Binario 95, la casa degli «scartati». Dove si rinasce

Uno sportello di ascolto. Un centro per cucinare, cucire, creare, condivide saperi. Un rifugio per donne e transgender. Uno lembo di terra da coltivare. Una rivista autogestita. Binario 95, associazione a sostegno degli ultimi e degli «scartati», è un’enclave polimorfa di solidarietà e affratellamento nata vent’anni fa nell’ombelico di Roma. Tanta acqua sotto i ponti è passata da quella piccola capanna di accoglienza spuntata nel 2001 nel cuore della stazione Termini: «Siamo come una foresta, anno dopo anno ci espandiamo. Centro dopo centro, stiamo mettendo radici in tutta la città», racconta il presidente Alessandro Radicchi, mentre mi invita a visitare tutti gli altri centri.

Nel frattempo non è ancora sorta una foresta, ma un meraviglioso giardino sì: è il Villaggio 95, a Casalbertone, a un passo dal raccordo anulare che sbraita in lontananza i soliti rumoreggi di macchine e clacson. Ma qui nel silenzio gentile di un ettaro di verde, sono spuntati una ciclofficina, uno spazio ricreativo, un’area barbecue, un tendone per eventi, cineforum, assemblee. Un fazzoletto verde di solidarietà che resiste imperterrito all’invasione spersonalizzante del catrame e del cemento, dove vite al margine rifioriscono, si reinventano, trovano una dignità perduta. Tra vasche che diventano sofà, materassi altalene, lavabi compostiere, jeans zaini e borse, sboccia un senso operoso di comunità che recupera e si reinventa, di consociativismo senza barriere, di assembramento emotivo dove ognuno semina i suoi talenti in un unico grande terreno. Così è sorto, ad esempio, l’orto sociale. Qui ogni giorno ottanta «ortari» di ogni etnia accarezzano, ascoltano, fecondano la terra. Che apre le braccia e restituisce frutti per tutti con la certezza di una vita mai più infreddolita e accartocciata tra binari della stazione a elemosinare il pane. Perché il pane ora si può impastare e mangiare, insieme.

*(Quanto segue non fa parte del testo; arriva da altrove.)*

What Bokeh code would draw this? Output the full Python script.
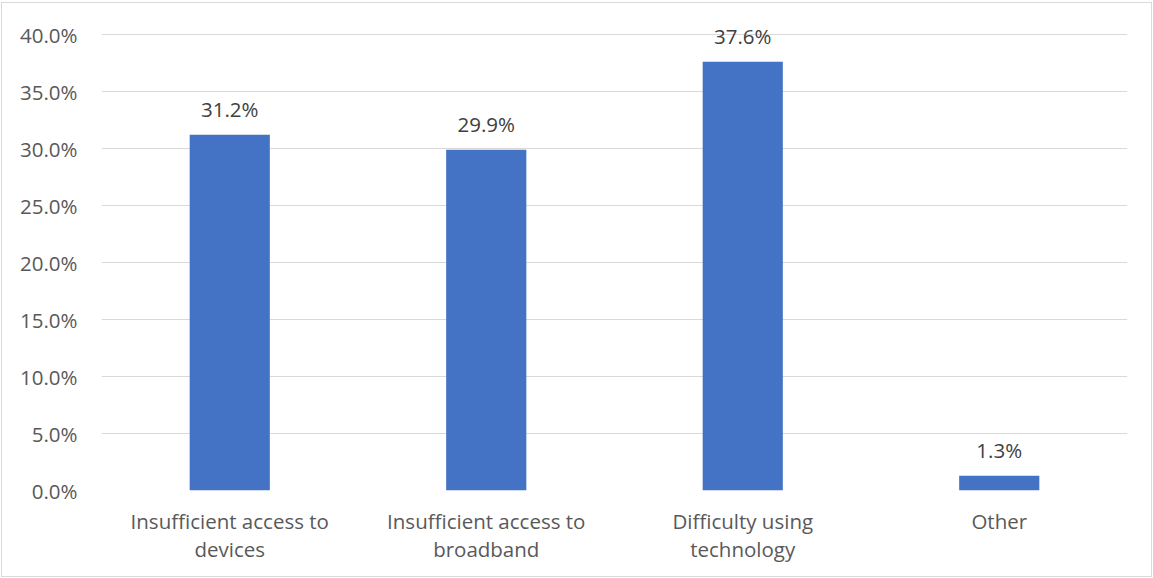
from bokeh.plotting import figure
from bokeh.models import ColumnDataSource, LabelSet, FixedTicker, NumeralTickFormatter, Range1d
from bokeh.core.properties import value
from bokeh.embed import file_html
from bokeh.resources import INLINE

# Two-line category names, as shown under the bars
categories = ["Insufficient access to\ndevices", "Insufficient access to\nbroadband",
              "Difficulty using\ntechnology", "Other"]
shares = [0.312, 0.299, 0.376, 0.013]
y_ticks = [0.0, 0.05, 0.10, 0.15, 0.20, 0.25, 0.30, 0.35, 0.40]
y_max = 0.40

FONT = "Open Sans"
SIZE = "20.5px"
AXIS_TEXT = "#595959"
LABEL_TEXT = "#404040"
GRID = "#d9d9d9"
BAR = "#4472c4"

# layout in pixels; the frame runs a little above the top tick so the
# value label of the tallest bar is not clipped
W, H = 1151, 575
B_LEFT, B_RIGHT, B_TOP, B_BOTTOM = 99, 26, 8, 88
HEADROOM = 23
frame_h = H - B_TOP - B_BOTTOM
y_end = y_max * frame_h / (frame_h - HEADROOM)

source = ColumnDataSource(dict(
    cat=categories,
    val=shares,
    txt=[f"{v * 100:.1f}%" for v in shares],
))

p = figure(
    x_range=categories,
    y_range=Range1d(0, y_end),
    width=W, height=H,
    output_backend="svg",
    toolbar_location=None,
    min_border_left=B_LEFT, min_border_right=B_RIGHT,
    min_border_top=B_TOP, min_border_bottom=B_BOTTOM,
)
p.styles = {"border": "1px solid #d9d9d9", "margin-left": "1px", "margin-top": "2px"}

p.vbar(x="cat", top="val", width=0.3125, source=source, color=BAR, line_color=None)

labels = LabelSet(x="cat", y="val", text="txt", source=source,
                  text_align="center", text_baseline="alphabetic", y_offset=18,
                  text_font=value(FONT), text_font_size=value(SIZE),
                  text_color=value(LABEL_TEXT))
p.add_layout(labels)

p.outline_line_color = None
p.background_fill_color = "white"
p.border_fill_color = "white"

p.xgrid.grid_line_color = None
p.ygrid.grid_line_color = GRID
p.ygrid.grid_line_width = 1

p.yaxis.ticker = FixedTicker(ticks=y_ticks)
p.yaxis.formatter = NumeralTickFormatter(format="0.0%")
p.yaxis.axis_line_color = None
p.yaxis.major_tick_line_color = None
p.yaxis.minor_tick_line_color = None
p.yaxis.major_label_standoff = 18
p.yaxis.major_label_text_font = FONT
p.yaxis.major_label_text_font_size = SIZE
p.yaxis.major_label_text_color = AXIS_TEXT

p.xaxis.axis_line_color = None
p.xaxis.major_tick_line_color = None
p.xaxis.major_label_standoff = 10
p.xaxis.major_label_text_font = FONT
p.xaxis.major_label_text_font_size = SIZE
p.xaxis.major_label_text_color = AXIS_TEXT
p.xaxis.major_label_text_line_height = 1.0
p.x_range.range_padding = 0.0

open("out.html", "w").write(file_html(p, INLINE))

Tra i filari di verdure che crescono e pomodori che cominciano timidamente a spuntare dalla terra, una volontaria, intanto, mi racconta come si fa comunità dentro una pandemia: «Rispetto al solo anno precedente, le richieste nell’ultimo anno al centro di aiuto sono raddoppiate. E non c’è più grossa differenza tra migranti (che prima erano in maggioranza) e italiani. Cerchiamo di stare a galla, ma facciamo fatica a dare risposte a tutti come prima. Per di più abbiamo dovuto congelare o continuare a distanza le attività del nostro laboratorio, anche se da poco sono riprese. E presto si allargheranno ancora».

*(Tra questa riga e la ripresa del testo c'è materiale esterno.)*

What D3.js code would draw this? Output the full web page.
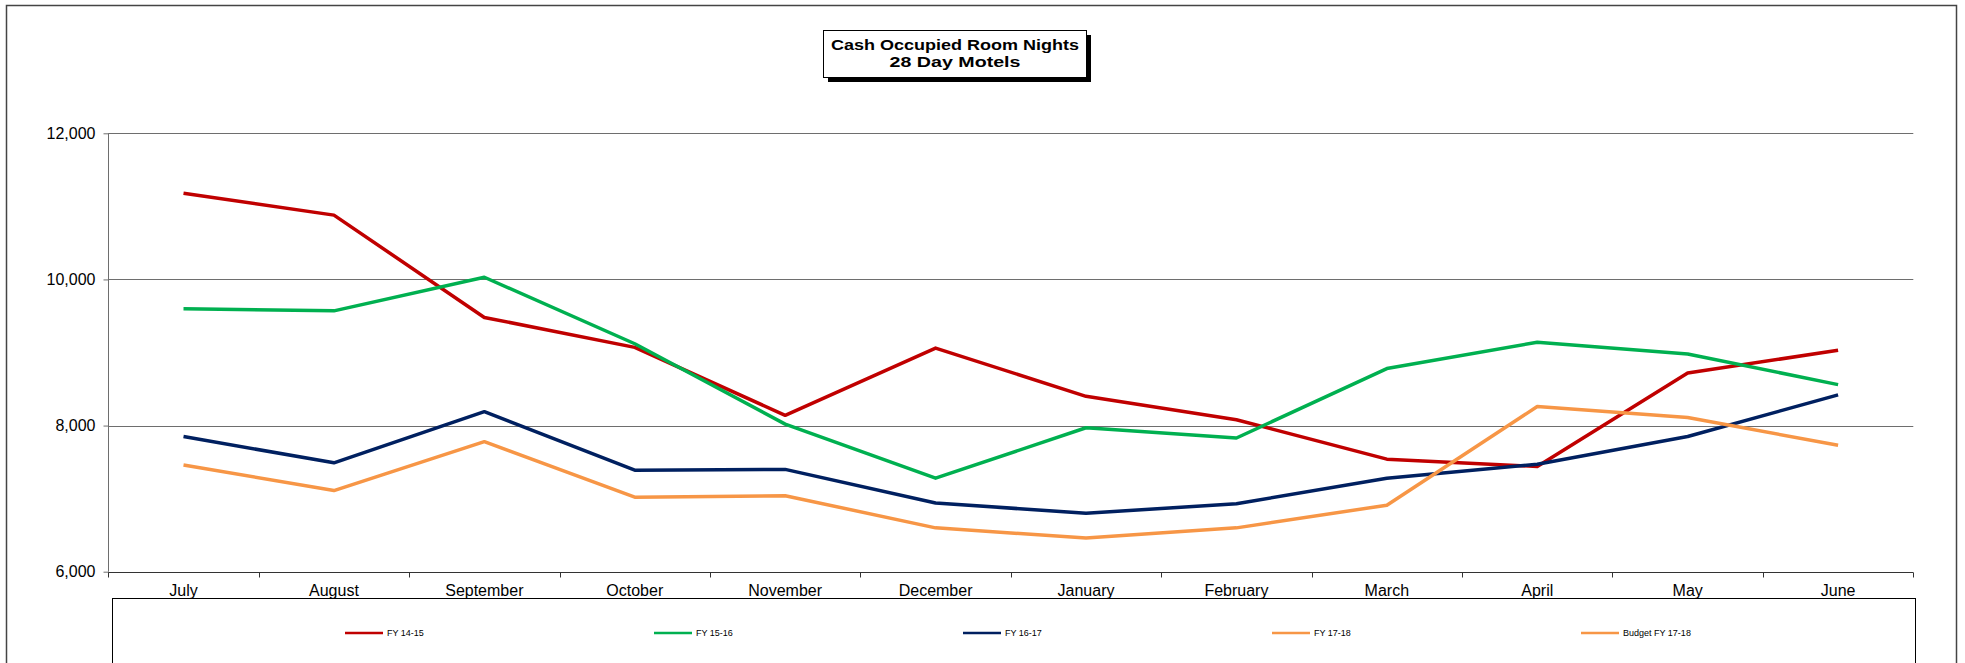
<!DOCTYPE html>
<html>
<head>
<meta charset="utf-8">
<script src="https://cdn.jsdelivr.net/npm/d3@7"></script>
<style>
  body { margin: 0; background: #fff; }
  svg { display: block; }
</style>
</head>
<body>
<div id="chart"></div>
<script>
//months of the financial year
const months = ["July", "August", "September", "October", "November", "December",
  "January", "February", "March", "April", "May", "June"];

//series values
const fy1415 = [11180, 10880, 9480, 9070, 8140, 9060, 8400, 8080, 7540, 7440, 8720, 9030];
const fy1516 = [9600, 9570, 10030, 9120, 8020, 7280, 7970, 7830, 8780, 9140, 8980, 8560];
const fy1617 = [7850, 7490, 8190, 7390, 7400, 6940, 6800, 6930, 7280, 7470, 7850, 8420];
const fy1718 = [null, null, null, null, null, null, null, null, null, null, null, null];
const budget1718 = [7460, 7110, 7780, 7020, 7040, 6600, 6460, 6600, 6910, 8260, 8110, 7730];

const seriesNames = ["FY 14-15", "FY 15-16", "FY 16-17", "FY 17-18", "Budget FY 17-18"];
const seriesColors = ["#C00000", "#00B050", "#002060", "#F79646", "#F79646"];
const yTicks = [6000, 8000, 10000, 12000];

const series = [fy1415, fy1516, fy1617, fy1718, budget1718].map((v, i) => ({
  name: seriesNames[i],
  colour: seriesColors[i],
  values: v
}));

const width = 1965;
const height = 663;
const marginLeft = 108.3;
const marginRight = 1913.3;
const plotTop = 133.3;
const plotBottom = 571.7;

const svg = d3.select("#chart").append("svg")
  .attr("width", width)
  .attr("height", height)
  .attr("font-family", "Arial, 'Liberation Sans', sans-serif");

//outer chart frame
svg.append("rect")
  .attr("x", 6.5).attr("y", 5.5)
  .attr("width", 1950).attr("height", 680)
  .attr("fill", "#fff")
  .attr("stroke", "#444")
  .attr("stroke-width", 1.5);

//scales
const x = d3.scaleBand().domain(months).range([marginLeft, marginRight]).padding(0);
const cx = m => x(m) + x.bandwidth() / 2;
const y = d3.scaleLinear().domain([6000, 12000]).range([plotBottom, plotTop]);

//gridlines
svg.append("g")
  .selectAll("line")
  .data(yTicks.filter(d => d > 6000))
  .join("line")
  .attr("x1", marginLeft).attr("x2", marginRight)
  .attr("y1", d => Math.round(y(d)) + 0.5).attr("y2", d => Math.round(y(d)) + 0.5)
  .attr("stroke", "#6e6e6e")
  .attr("stroke-width", 1);

//y axis
const yAxis = svg.append("g")
  .attr("transform", `translate(${Math.round(marginLeft) + 0.5},0)`)
  .call(d3.axisLeft(y).tickValues(yTicks).tickFormat(d3.format(",")).tickSize(5).tickPadding(8));
yAxis.select(".domain").attr("stroke", "#6e6e6e").attr("d", `M0,${plotTop}V${plotBottom}`);
yAxis.selectAll(".tick line").attr("stroke", "#6e6e6e");
yAxis.selectAll("text").attr("font-size", 16).attr("fill", "#000")
  .attr("font-family", "Arial, 'Liberation Sans', sans-serif");

//x axis: ticks at band edges, labels at band centers
const xAxis = svg.append("g")
  .attr("transform", `translate(0,${Math.round(plotBottom) + 0.5})`);
xAxis.append("line")
  .attr("x1", marginLeft).attr("x2", marginRight)
  .attr("stroke", "#333");
xAxis.selectAll("line.tick")
  .data(months.map(m => x(m)).concat([marginRight]))
  .join("line")
  .attr("class", "tick")
  .attr("x1", d => Math.round(d) + 0.5).attr("x2", d => Math.round(d) + 0.5)
  .attr("y1", 0).attr("y2", 5)
  .attr("stroke", "#333");
xAxis.selectAll("text")
  .data(months)
  .join("text")
  .attr("x", cx)
  .attr("y", 23)
  .attr("text-anchor", "middle")
  .attr("font-size", 16)
  .text(d => d);

//lines
const line = d3.line()
  .defined(d => d.v != null)
  .x(d => cx(d.m))
  .y(d => y(d.v));

svg.append("g")
  .selectAll("path")
  .data(series)
  .join("path")
  .attr("fill", "none")
  .attr("stroke", d => d.colour)
  .attr("stroke-width", 3.5)
  .attr("stroke-linejoin", "round")
  .attr("d", d => line(d.values.map((v, i) => ({ m: months[i], v }))));

//legend box
svg.append("rect")
  .attr("x", 112.5).attr("y", 598.5)
  .attr("width", 1803).attr("height", 100)
  .attr("fill", "#fff")
  .attr("stroke", "#000")
  .attr("stroke-width", 1);

const legendStep = 309;
const legendStart = 345;
const legend = svg.append("g")
  .selectAll("g")
  .data(series)
  .join("g")
  .attr("transform", (d, i) => `translate(${legendStart + i * legendStep},633)`);
legend.append("line")
  .attr("x1", 0).attr("x2", 38)
  .attr("stroke", d => d.colour)
  .attr("stroke-width", 2.5);
legend.append("text")
  .attr("x", 42)
  .attr("dy", "0.35em")
  .attr("font-size", 9)
  .text(d => d.name);

//title box with drop shadow
const title = svg.append("g");
title.append("rect")
  .attr("x", 828).attr("y", 35)
  .attr("width", 263).attr("height", 47)
  .attr("fill", "#000");
title.append("rect")
  .attr("x", 823.5).attr("y", 30.5)
  .attr("width", 263).attr("height", 47)
  .attr("fill", "#fff")
  .attr("stroke", "#000");
title.append("text")
  .attr("x", 955).attr("y", 50)
  .attr("text-anchor", "middle")
  .attr("font-size", 15.5)
  .attr("font-weight", "bold")
  .attr("textLength", 248)
  .attr("lengthAdjust", "spacingAndGlyphs")
  .text("Cash Occupied Room Nights");
title.append("text")
  .attr("x", 955).attr("y", 67)
  .attr("text-anchor", "middle")
  .attr("font-size", 15.5)
  .attr("font-weight", "bold")
  .attr("textLength", 131)
  .attr("lengthAdjust", "spacingAndGlyphs")
  .text("28 Day Motels");
</script>
</body>
</html>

Tra l’humus della carta (riciclata), intanto, fioriscono altre storie di redenzione come quella di Natalie, una vita a lottare con le montagne russe della mente, tra epilessia, abbandoni emotivi e figli perduti. Poi il viaggio dall’Ucraina a Roma. E l’incontro con Binario 95. Ora con mani sapienti intreccia fogli di giornale: sbocciano vasi di ogni tipo, multicolori e sgargianti. Come i fiori che disegna per seppellire i fantasmi della testa. Me li mostra orgogliosa, li accarezza, le dita viaggiano sicure, indovinano traiettorie, riconoscono i sentieri della rinascita. Si avvicina, spalanca gli occhi traditi da una nube di commozione: «Il Binario è casa mia. Qui sono rinata». Il concerto di fiori tutt’intorno a lei lo conforma. Binario 95: la casa di chi non ha casa.